Low grid count doesn't deter competition at Donington
Stephen Errity, ELMS corespondent
The grid is disappointingly small, but the scene is nonetheless set for a highly competitive second round of the European Le Mans Series at Donington Park in the UK. Eight of the nine LMP2 cars entered here also appeared in the very close class battle at Le Mans last month, and times from free practice so far suggest the top three podium positions will be very closely contested indeed.
Topping the timesheets with a 1:21.010 was the Greaves Motorsport trio of Alex Brundle, Lucas Ordonez and Tom Kimber-Smith. “The Zytek chassis is good here, but the Morgan OAKs were strong in the wet yesterday and the Orecas aren't far behind either,” said Brundle. Confirming the Zytek car's strength, Spa WEC race winners Sam Hancock and Simon Dolan of Jota Sport clocked the morning's second-fastest time, just eight-hundreths of a second behind Greaves.
Matthieu Lahaye put the Judd-engined Morgan-OAK third, with a time of 1:21.111, over three seconds quicker than the ninth-place Nissan-engined example, which is being driven this weekend by Dimitri Enjalbert, Bertrand Baguette and Olivier Pla. The first Oreca on the timesheets was the Sebastien Loeb Racing entry in fourth, with Le Mans LMP1 rivals Stephane Sarrazin and Nicolas Minassian, plus Nicolas Marroc, at the wheel. Although Loeb himself is racing in the French GT series this weekend, team manager Dominique Heinz is keeping a watchful eye on proceedings in the UK.
The only closed-roof coupé entered for this race is the Status Grand Prix Lola. Regular driver Alex Sims is joined for this round by the French Jousse brothers Maxime and Julien, and they put the car fifth in the practice session with a time of 1:21.650. The Oreca trio of Le Mans podium finishers Thiriet by TDS Racing, Murphy Prototypes and Pecom Racing came in sixth, seventh and eighth. Murphy driver Warren Hughes was satisified with the weekend so far. “The car felt very good, and the three different chassis are within a tenth of each other at the head of the field, so it's anybody's race tomorrow, really,” he said.
The GT grid is in even poorer shape than the prototypes, with just a single GTE-Pro entry from JMW Motorsport Ferrari 458. “We're disappointed with the car count alright, but it's out of our hands really,” said driver Jonny Cocker, “but we're definitely not going to cruise. Okay, there's more of an opportunity to try things with setup and tyres than usual, but you only need two cars to have a race, so we'll definitely be pushing hard against the two GTE-Am cars,” he added.
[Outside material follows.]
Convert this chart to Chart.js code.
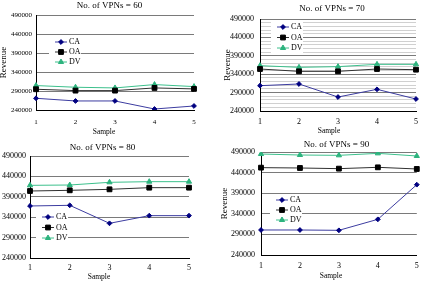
<!DOCTYPE html>
<html>
<head>
<meta charset="utf-8">
<script src="https://cdn.jsdelivr.net/npm/chart.js@4.4.0/dist/chart.umd.min.js"></script>
<style>
html, body { margin: 0; padding: 0; background: #fff; }
#wrap { position: relative; width: 425px; height: 283px; overflow: hidden; background: #fff; }
canvas { position: absolute; }
</style>
</head>
<body>
<div id="wrap">
  <canvas id="c60" width="212" height="141" style="left:0;top:0"></canvas>
  <canvas id="c70" width="213" height="141" style="left:212px;top:0"></canvas>
  <canvas id="c80" width="212" height="142" style="left:0;top:141px"></canvas>
  <canvas id="c90" width="213" height="142" style="left:212px;top:141px"></canvas>
</div>
<script>
'use strict';

// data
const samples = ['1', '2', '3', '4', '5'];
const vpnCounts = [60, 70, 80, 90];
const revenueTicks = [240000, 290000, 340000, 390000, 440000, 490000];
const minorStep = 10000;

const ca60 = [270800, 263800, 263800, 242600, 250600];
const oa60 = [294600, 291000, 291000, 298100, 295500];
const dv60 = [304300, 299900, 298100, 306900, 301600];

const ca70 = [308800, 313400, 278000, 298900, 272600];
const oa70 = [354100, 347800, 347800, 354100, 352300];
const dv70 = [363200, 358700, 360500, 366800, 366800];

const ca80 = [367500, 369100, 325000, 343800, 343800];
const oa80 = [404200, 405900, 408300, 412400, 412400];
const dv80 = [418100, 418900, 425500, 427100, 427100];

const ca90 = [300700, 300700, 299900, 326600, 410700];
const oa90 = [452000, 451200, 449600, 452800, 448800];
const dv90 = [485100, 482700, 481900, 486700, 480300];

const serif = '"Liberation Serif", "Times New Roman", serif';
const revenueMin = revenueTicks[0];
const revenueMax = revenueTicks[revenueTicks.length - 1];

// legend drawn inside the plot, like the original
const boxLegend = {
    id: 'boxLegend',
    afterDatasetsDraw(chart, args, opts) {
        const ctx = chart.ctx;
        const sets = chart.data.datasets;
        ctx.save();
        ctx.font = opts.size + 'px ' + serif;
        ctx.fillStyle = '#fff';
        ctx.fillRect(opts.x - 6, opts.y - opts.gap / 2, opts.len + 20, opts.gap * sets.length);
        sets.forEach(function (ds, i) {
            const yy = opts.y + i * opts.gap;
            ctx.strokeStyle = ds.borderColor;
            ctx.lineWidth = 1;
            ctx.beginPath();
            ctx.moveTo(opts.x, yy);
            ctx.lineTo(opts.x + opts.len, yy);
            ctx.stroke();
            ctx.fillStyle = ds.pointBackgroundColor;
            ctx.strokeStyle = ds.pointBorderColor;
            Chart.helpers.drawPoint(ctx, {
                pointStyle: ds.pointStyle,
                radius: ds.pointRadius,
                borderWidth: 1,
                rotation: 0
            }, opts.x + opts.len / 2, yy);
            ctx.fillStyle = '#000';
            ctx.textBaseline = 'middle';
            ctx.textAlign = 'left';
            ctx.fillText(ds.label, opts.x + opts.len + 2, yy);
        });
        ctx.restore();
    }
};

// chart title and x-axis name sit off-centre in the original
const panelText = {
    id: 'panelText',
    afterDraw(chart, args, opts) {
        const ctx = chart.ctx;
        ctx.save();
        ctx.fillStyle = '#000';
        ctx.textAlign = 'center';
        ctx.textBaseline = 'middle';
        opts.items.forEach(function (it) {
            ctx.font = it.size + 'px ' + serif;
            ctx.fillText(it.text, it.x, it.y);
        });
        ctx.restore();
    }
};

const panels = [
    { id: 'c60', vpn: vpnCounts[0], ca: ca60, oa: oa60, dv: dv60, w: 212, h: 141,
      area: { left: 36, top: 15, right: 194, bottom: 110 }, title: [109.5, 6], sample: [104, 132],
      yPad: 4, xPad: 7.8, tick: 7, revX: 4, minor: false,
      legend: { x: 55, y: 42, gap: 10, len: 12, size: 8 } },
    { id: 'c70', vpn: vpnCounts[1], ca: ca70, oa: oa70, dv: dv70, w: 213, h: 141,
      area: { left: 48, top: 19, right: 204, bottom: 111 }, title: [120, 8.3], sample: [117, 131],
      yPad: 6, xPad: 6.2, tick: 8, revX: 16, minor: true,
      legend: { x: 65, y: 27, gap: 10.5, len: 12, size: 8 } },
    { id: 'c80', vpn: vpnCounts[2], ca: ca80, oa: oa80, dv: dv80, w: 212, h: 142,
      area: { left: 30, top: 15, right: 189, bottom: 117 }, title: [102.5, 6.7], sample: [99, 136],
      yPad: 4, xPad: 5.2, tick: 8, revX: null, minor: false,
      legend: { x: 42, y: 76, gap: 10.5, len: 12, size: 8 } },
    { id: 'c90', vpn: vpnCounts[3], ca: ca90, oa: oa90, dv: dv90, w: 213, h: 142,
      area: { left: 49, top: 11, right: 212, bottom: 114 }, title: [124.5, 4], sample: [119, 135],
      yPad: 6, xPad: 6.2, tick: 8, revX: 13, minor: false,
      legend: { x: 64, y: 59, gap: 10, len: 12, size: 8 } }
];

function isMajor(v) {
    return revenueTicks.indexOf(v) !== -1;
}

panels.forEach(function (p) {
    const ctx = document.getElementById(p.id).getContext('2d');

    new Chart(ctx, {
        type: 'line',
        data: {
            labels: samples,
            datasets: [
                {
                    label: 'CA',
                    data: p.ca,
                    borderColor: '#3c3ca0',
                    borderWidth: 1,
                    pointStyle: 'rectRot',
                    pointRadius: 2.4,
                    pointBackgroundColor: '#000080',
                    pointBorderColor: '#000080',
                    tension: 0
                },
                {
                    label: 'OA',
                    data: p.oa,
                    borderColor: '#303030',
                    borderWidth: 1,
                    pointStyle: 'rect',
                    pointRadius: 3.4,
                    pointBackgroundColor: '#000',
                    pointBorderColor: '#000',
                    tension: 0
                },
                {
                    label: 'DV',
                    data: p.dv,
                    borderColor: '#3cc08c',
                    borderWidth: 1,
                    pointStyle: 'triangle',
                    pointRadius: 3,
                    pointBackgroundColor: '#2db37e',
                    pointBorderColor: '#2db37e',
                    tension: 0
                }
            ]
        },
        options: {
            responsive: false,
            animation: false,
            layout: {
                autoPadding: false,
                padding: { left: 0, top: p.area.top, bottom: 0, right: p.w - p.area.right }
            },
            plugins: {
                legend: { display: false },
                tooltip: { enabled: false },
                title: { display: false },
                boxLegend: p.legend,
                panelText: {
                    items: [
                        { text: 'No. of VPNs = ' + p.vpn, x: p.title[0], y: p.title[1], size: 9 },
                        { text: 'Sample', x: p.sample[0], y: p.sample[1], size: 7.5 }
                    ]
                }
            },
            scales: {
                x: {
                    offset: false,
                    grid: { display: false, drawTicks: false },
                    border: { display: true, color: '#000' },
                    ticks: { color: '#000', padding: p.xPad, font: { family: serif, size: p.tick } },
                    afterFit: function (scale) { scale.height = p.h - p.area.bottom; }
                },
                y: {
                    min: revenueMin,
                    max: revenueMax,
                    afterBuildTicks: function (scale) {
                        const vals = [];
                        if (p.minor) {
                            for (let v = revenueMin; v <= revenueMax; v += minorStep) vals.push(v);
                        } else {
                            revenueTicks.forEach(function (v) { vals.push(v); });
                        }
                        scale.ticks = vals.map(function (v) { return { value: v }; });
                    },
                    grid: {
                        drawTicks: false,
                        color: function (c) {
                            return c.tick && isMajor(c.tick.value) ? '#7a7a7a' : '#d0d0d0';
                        }
                    },
                    border: { display: true, color: '#000' },
                    ticks: {
                        autoSkip: false,
                        color: '#000',
                        padding: p.yPad,
                        font: { family: serif, size: p.tick },
                        callback: function (v) { return isMajor(v) ? String(v) : ''; }
                    },
                    title: {
                        display: p.revX !== null,
                        text: 'Revenue',
                        color: '#000',
                        font: { family: serif, size: 9, lineHeight: 8 / 9 },
                        padding: { top: (p.revX || 4) - 4, bottom: 0 }
                    },
                    afterFit: function (scale) { scale.width = p.area.left; }
                }
            }
        },
        plugins: [boxLegend, panelText]
    });
});
</script>
</body>
</html>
One of those two GTE-Am cars is the IMSA Matmut Porsche of Anthony Pons, Nicolas Armindo and Raymond Narac, who have already finished on the class podium at Le Mans and Paul Ricard and won the class at the Spa WEC round. They're joined by Matt Griffin, Piergiuseppe Perazzini and Marco Cioci in the AF Corse Ferrari 458, who were running well before an early retirment at Le Mans when Perazzini came together with Anthony Davidson's works Toyota on Saturday evening. “It's going to be a bit like a test session all weekend for us really,” said Irishman Griffin, “but you only need two cars to make a race, so our target is to beat the Pro-class Ferrari.”
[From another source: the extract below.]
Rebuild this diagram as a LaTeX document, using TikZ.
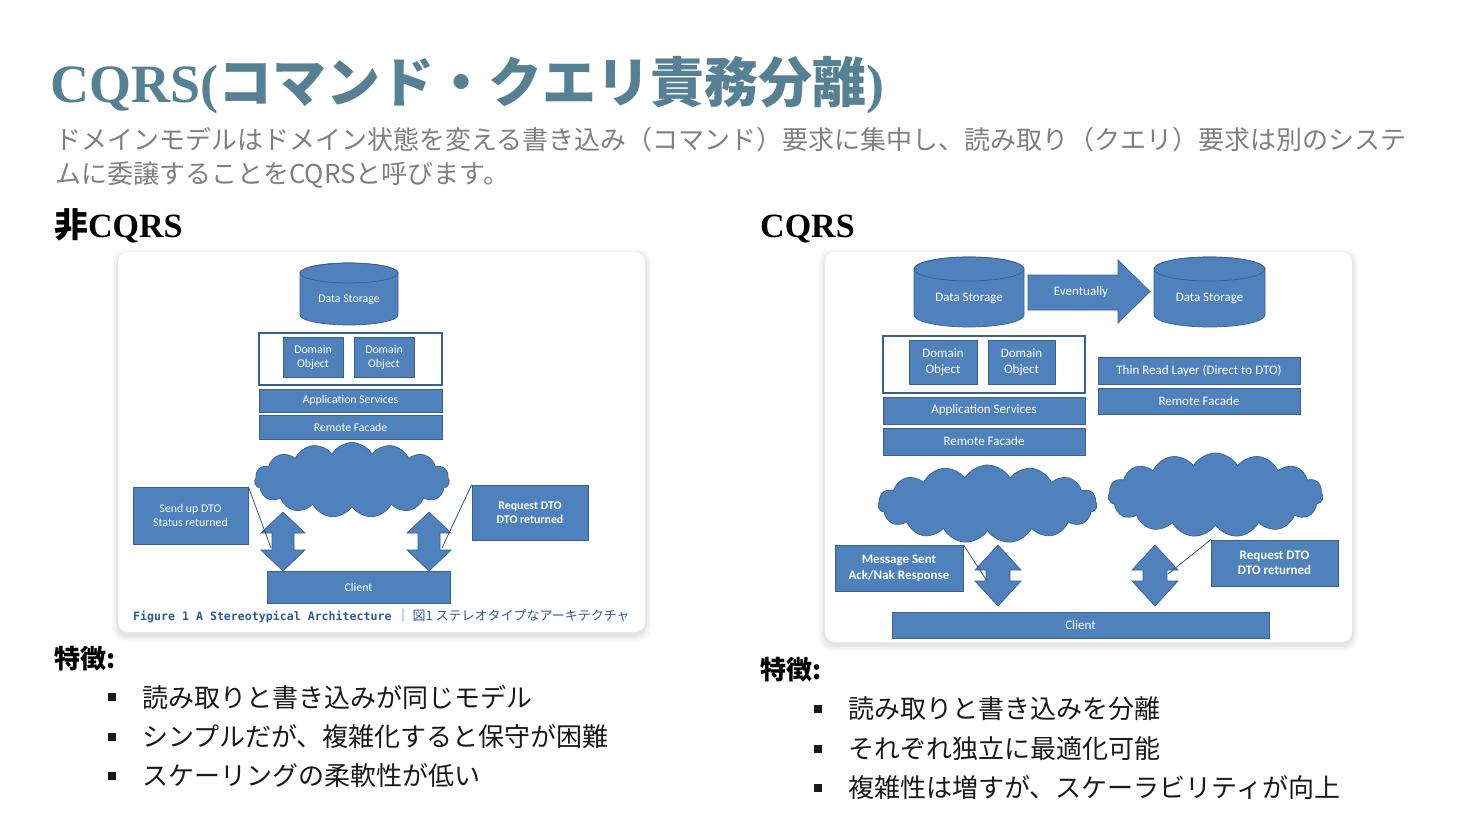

With a such a small grid count, much talk in the paddock at Donington centred around whether the series' two remaining rounds – scheduled for Brno in the Czech Republic in September and Portimao in Portugal in November – will still go ahead. With numerous GT3-spec championships also racing this weekend, there was no take-up of the ELMS' offer to allow GT3 cars race at Donington, and it remains to be seen whether any will join for the remaining rounds.
The series organisers met with teams individually on the Friday of the event, and renewed their commitment to run the remaining two races, however one team boss that Motorsport.com spoke to indicated that only the Brno round is certain for now.